One for the small guys


An interesting bill recently proposed in Wyoming might set a precedent for small artisan food producers’ rights. A Republican state rep from the small town of Recluse has proposed legislation that would allow foods cooked in homes to sell at farmers markets for profit. Currently, the only way home-cooked food can be sold at farmers markets is to fund-raise for non-profit causes. Otherwise, all foods sold must have been made in inspected commercial kitchens.

Some years ago in Ireland, the same question arose. After a nationwide purge of small-scale producers—cheesemakers or smokers who were too small to modernize under new E.U. regulations, for example—a grassroots group led by Myrtle Allen lobbied the government, and officials agreed to listen.

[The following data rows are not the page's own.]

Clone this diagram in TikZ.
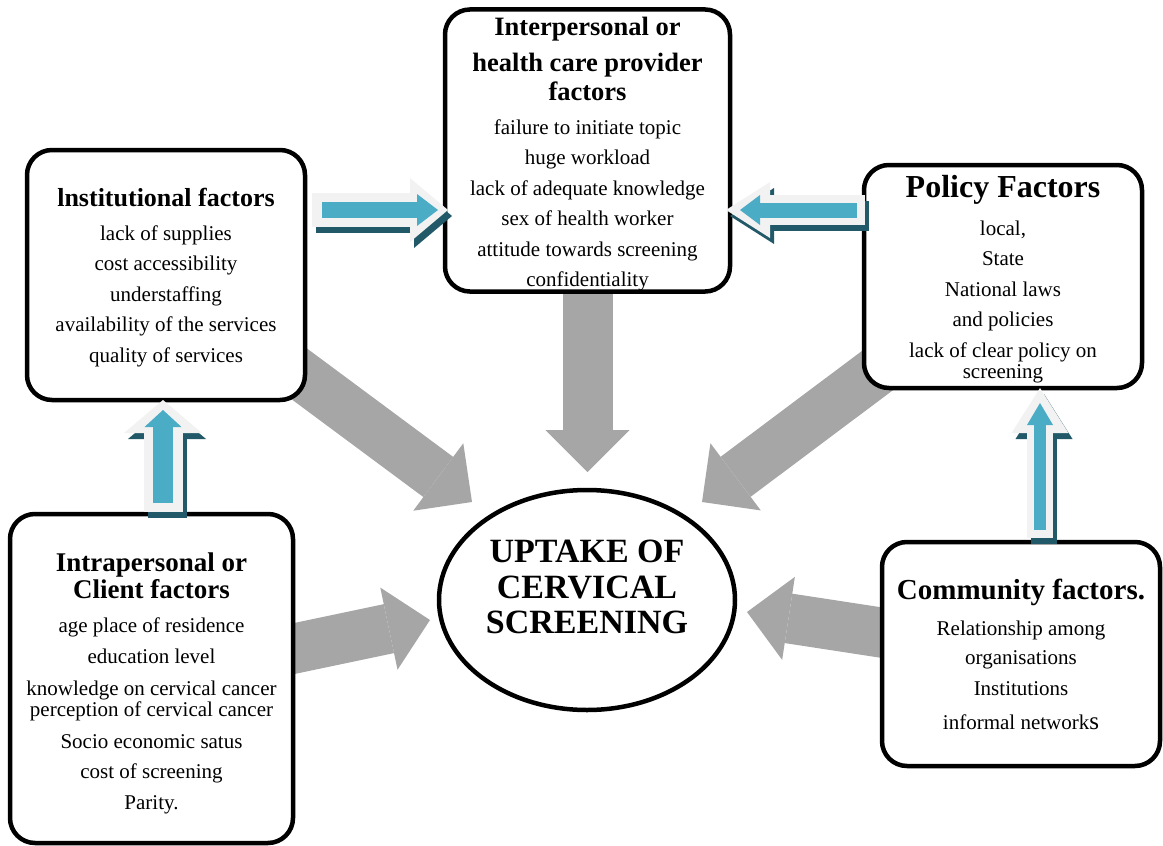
\documentclass[tikz,border=0pt]{standalone}
\usepackage{fontspec}
\setmainfont{Liberation Serif}
\usetikzlibrary{arrows.meta,shapes.geometric,backgrounds}

\definecolor{arrowgrey}{HTML}{A6A6A6}
\definecolor{arrowblue}{HTML}{4BACC6}
\definecolor{arrowrim}{HTML}{F2F2F2}
\definecolor{arrowshade}{HTML}{215968}

\newcommand{\bodyfont}{\normalfont\fontsize{21}{30.5}\selectfont}
\newcommand{\headfont}[1]{\fontsize{#1}{30.5}\selectfont\bfseries}
% invisible strut of the given height, to lower a block of text a little
\newcommand{\topstrut}[1]{\rule{0pt}{#1}}

\begin{document}
\begin{tikzpicture}[x=1pt,y=-1pt,
    factor node/.style={draw,line width=4.5pt,rounded corners=25pt,fill=white,
                        align=center,inner sep=0pt,font=\bodyfont},
    grey arrow/.style={arrowgrey,line width=50pt,-{Triangle[length=42pt,width=84pt,line width=0pt]}},
    block/.style n args={3}{line width=#1,-{Triangle[width=#2,length=#3,line width=0pt]}},
    shade arrow/.style={arrowshade,transform canvas={shift={(4pt,-6pt)}}},
    rim arrow/.style={arrowrim},
    core arrow/.style={arrowblue}]

\useasboundingbox (0,0) rectangle (1163,846);

% every line break falls back to the body font, so each title line sets its own
\node[factor node] (inst) [minimum width=278pt, minimum height=250pt] at (166,275)
  {\topstrut{23.5pt}\headfont{26}lnstitutional factors\\[3.5pt]
   lack of supplies\\ cost accessibility\\ understaffing\\
   availability of the services\\ quality of services};
\node[factor node] (inter) [minimum width=285pt, minimum height=281pt] at (587.5,150.5)
  {\topstrut{26pt}\headfont{26.5}Interpersonal or\\[5.5pt] \headfont{26.5}health care provider\\[-1.5pt]
   \headfont{26.5}factors\\[3.5pt]
   failure to initiate topic\\ huge workload\\ lack of adequate knowledge\\
   sex of health worker\\ attitude towards screening\\ confidentiality};
\node[factor node] (pol) [minimum width=278pt, minimum height=223pt] at (1003,276.5)
  {\topstrut{27.5pt}\headfont{32}Policy Factors\\[7.5pt]
   local,\\ State\\ National laws\\ and policies\\ lack of clear policy on\\[-9.5pt] screening};
\node[factor node] (intra) [minimum width=283pt, minimum height=329pt] at (151.5,678.5)
  {\topstrut{29pt}\headfont{27}Intrapersonal or\\[-3.5pt] \headfont{27}Client factors\\[3.5pt]
   age place of residence\\ education level\\[1.5pt] knowledge on cervical cancer\\[-9.5pt]
   perception of cervical cancer\\[1.5pt] Socio economic satus\\ cost of screening\\ Parity.};
\node[factor node] (comm) [minimum width=278pt, minimum height=224pt] at (1021,654)
  {\headfont{29}Community factors.\\[6pt]
   Relationship among\\[-1.5pt] organisations\\ Institutions\\[3.5pt]
   informal network{\fontsize{25}{30.5}\selectfont s}};
\node[draw,ellipse,line width=4.5pt,fill=white,inner sep=0pt,align=center,
      minimum width=296pt,minimum height=220pt,font=\headfont{34}] (up) at (587,600)
  {UPTAKE OF\\[5pt] CERVICAL\\[5pt] SCREENING\rule[-26pt]{0pt}{26pt}};

% tips of the grey arrows
\coordinate (t1) at (472,502);
\coordinate (t2) at (587.5,472);
\coordinate (t3) at (702,502);
\coordinate (t4) at (430,620);
\coordinate (t5) at (747,612);

\begin{scope}[on background layer]
  \draw[grey arrow] (inst.center) -- (t1);
  \draw[grey arrow] (inter.center) -- (t2);
  \draw[grey arrow] (pol.center) -- (t3);
  \draw[grey arrow] (intra.center) -- (t4);
  \draw[grey arrow] (comm.center) -- (t5);
\end{scope}

% ends of the blue arrows
\coordinate (h1) at (312,210);
\coordinate (h2) at (448,210);
\coordinate (h3) at (865,210);
\coordinate (h4) at (726,210);
\coordinate (v1) at (163,512);
\coordinate (v2) at (163,400);
\coordinate (v3) at (1040,538);
\coordinate (v4) at (1040,388);

\draw[shade arrow,block={34pt}{64pt}{38pt}] (h1) -- (h2);
\draw[rim arrow,block={34pt}{64pt}{38pt}] (h1) -- (h2);
\draw[core arrow,block={16pt}{32pt}{21pt},shorten <=10pt,shorten >=10pt] (h1) -- (h2);

\draw[shade arrow,block={30pt}{56pt}{44pt}] (h3) -- (h4);
\draw[rim arrow,block={30pt}{56pt}{44pt}] (h3) -- (h4);
\draw[core arrow,block={15pt}{30pt}{20pt},shorten <=8pt,shorten >=14pt] (h3) -- (h4);

\draw[shade arrow,block={39pt}{78pt}{33pt}] (v1) -- (v2);
\draw[rim arrow,block={39pt}{78pt}{33pt}] (v1) -- (v2);
\draw[core arrow,block={20pt}{37pt}{17pt},shorten <=9pt,shorten >=10pt] (v1) -- (v2);

\draw[shade arrow,block={26pt}{57pt}{45pt}] (v3) -- (v4);
\draw[rim arrow,block={26pt}{57pt}{45pt}] (v3) -- (v4);
\draw[core arrow,block={12pt}{26pt}{22pt},shorten <=8pt,shorten >=15pt] (v3) -- (v4);

\end{tikzpicture}
\end{document}
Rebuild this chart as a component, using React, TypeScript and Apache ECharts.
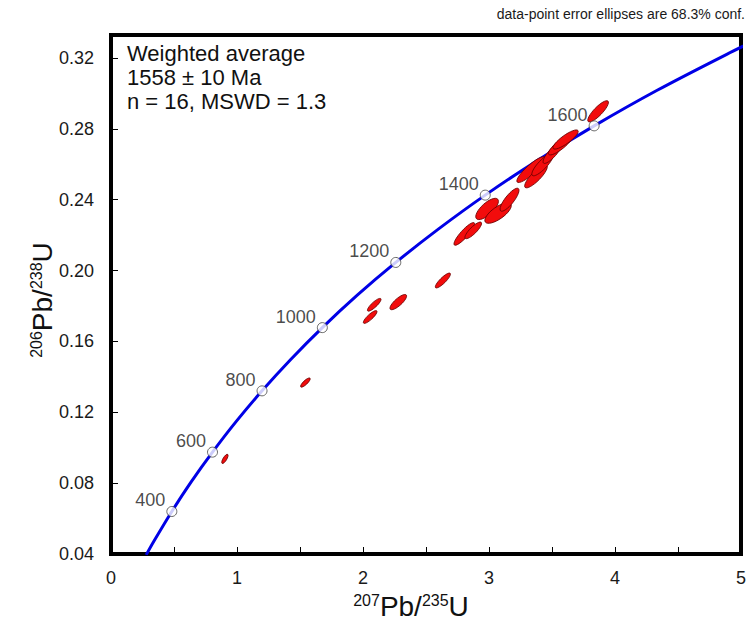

After some dialogue on both sides, sharing of data, and some laying out of ground rules, the government accepted. “As far as I know, no one ever died of food poisoning from eating cake,” one lawmaker concluded.

Each farmers market in Ireland sets its own rules regarding how it operates—how local the produce must be, for instance, or how regularly producers must commit to showing up, and in some cases, the rules for belonging are quite exclusive. But the most relaxed among the markets—and among the most charming—allow anyone who rolls up on a given Saturday with food and a lockbox to sell food. My friend Etaoin will walk through her neighbor’s orchard on a Friday afternoon, pick windfall fruit—apples, pears, crabapples—and bake tarts with them. I think it’s cool that the government encourages this enthusiasm rather than dampens it, and, blasé as their attitude may seem, so far no one has died of food poisoning!

Could America the Fearful and Germ-phobic ever allow a similar system? I hope so—the benefits far outweigh the potential drawbacks, which are slight anyway, I think (at least as far as baked good are concerned). Maybe a prerequisite to selling could be an education component (hygiene, traceability—no one is advocating a return to disgusting kitchens), but especially in small communities, accountability lives in parallel to reputation, and I think it could be workable.

I’ll be curious to see how it goes down in Wyoming.